---------- Records provided

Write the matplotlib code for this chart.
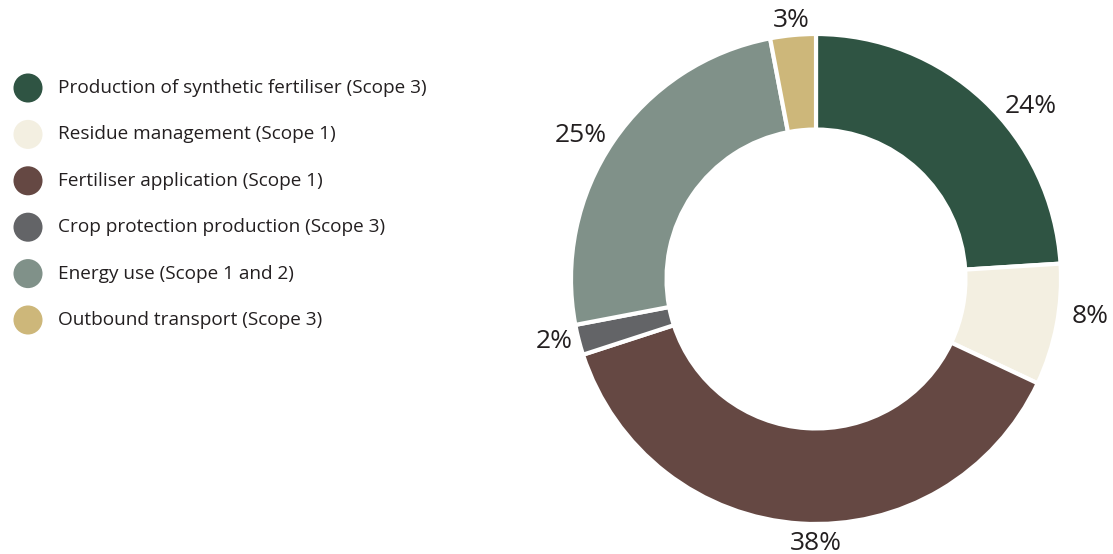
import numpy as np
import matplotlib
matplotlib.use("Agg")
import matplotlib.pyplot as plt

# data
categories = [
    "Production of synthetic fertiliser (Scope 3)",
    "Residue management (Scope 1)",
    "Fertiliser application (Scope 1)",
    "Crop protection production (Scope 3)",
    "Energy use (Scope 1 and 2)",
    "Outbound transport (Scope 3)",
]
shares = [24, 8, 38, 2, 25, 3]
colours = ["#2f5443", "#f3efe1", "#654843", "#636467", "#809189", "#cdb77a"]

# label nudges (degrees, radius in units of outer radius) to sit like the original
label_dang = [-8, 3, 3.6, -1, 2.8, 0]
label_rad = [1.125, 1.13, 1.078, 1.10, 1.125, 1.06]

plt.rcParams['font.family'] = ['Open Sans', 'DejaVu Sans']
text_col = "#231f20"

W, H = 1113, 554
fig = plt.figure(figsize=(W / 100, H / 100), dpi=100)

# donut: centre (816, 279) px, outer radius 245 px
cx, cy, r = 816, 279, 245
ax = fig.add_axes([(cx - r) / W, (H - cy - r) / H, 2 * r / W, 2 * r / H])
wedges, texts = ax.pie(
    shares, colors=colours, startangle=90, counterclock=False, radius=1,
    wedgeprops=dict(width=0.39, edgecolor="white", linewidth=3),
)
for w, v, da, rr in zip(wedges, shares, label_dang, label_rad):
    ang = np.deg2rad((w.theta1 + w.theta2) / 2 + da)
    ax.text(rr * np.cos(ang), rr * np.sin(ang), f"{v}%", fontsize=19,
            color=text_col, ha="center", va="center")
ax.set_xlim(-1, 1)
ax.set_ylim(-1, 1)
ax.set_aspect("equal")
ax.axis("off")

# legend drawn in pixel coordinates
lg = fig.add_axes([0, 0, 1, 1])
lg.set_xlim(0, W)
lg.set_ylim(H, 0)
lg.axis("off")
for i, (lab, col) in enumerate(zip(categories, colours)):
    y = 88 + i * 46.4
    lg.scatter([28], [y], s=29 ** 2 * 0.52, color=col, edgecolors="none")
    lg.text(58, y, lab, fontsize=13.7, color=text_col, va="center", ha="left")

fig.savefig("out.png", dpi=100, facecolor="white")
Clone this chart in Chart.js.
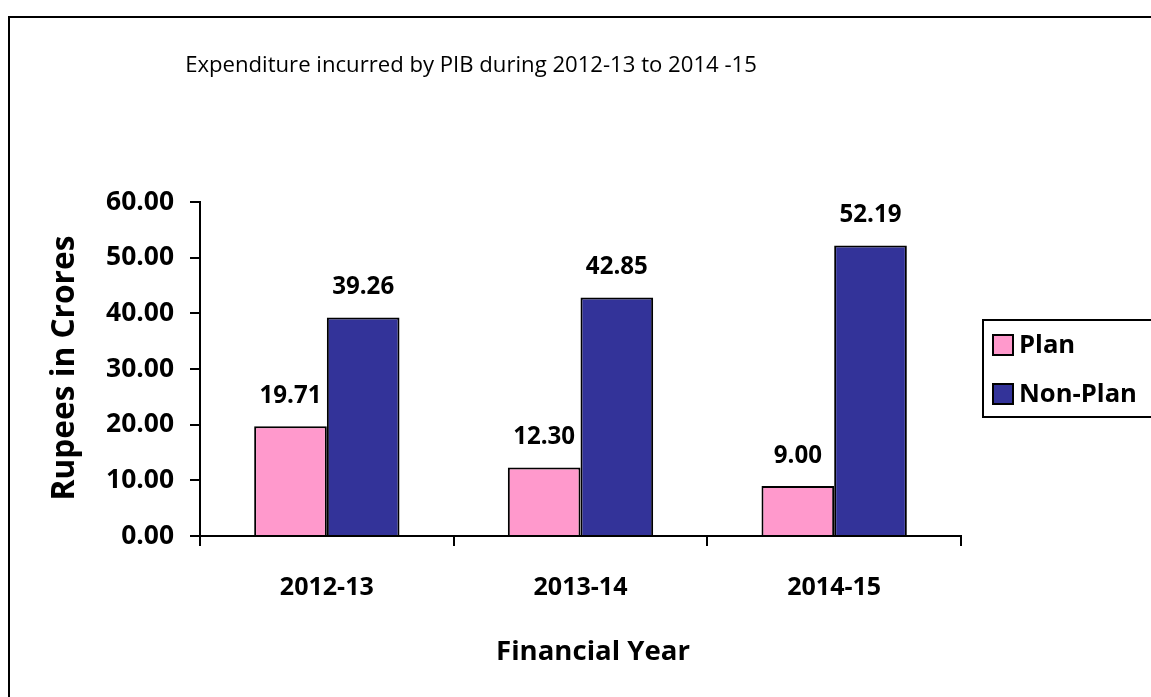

--------------------

> Task to complete: Write out each line of the listing above, exactly, from its first line to the line holding "import matplotlib.pyplot as plt", inclusive. Skip the pictures.

> Result below:
Write the matplotlib code for this chart.
import numpy as np
import matplotlib
matplotlib.use("Agg")
import matplotlib.pyplot as plt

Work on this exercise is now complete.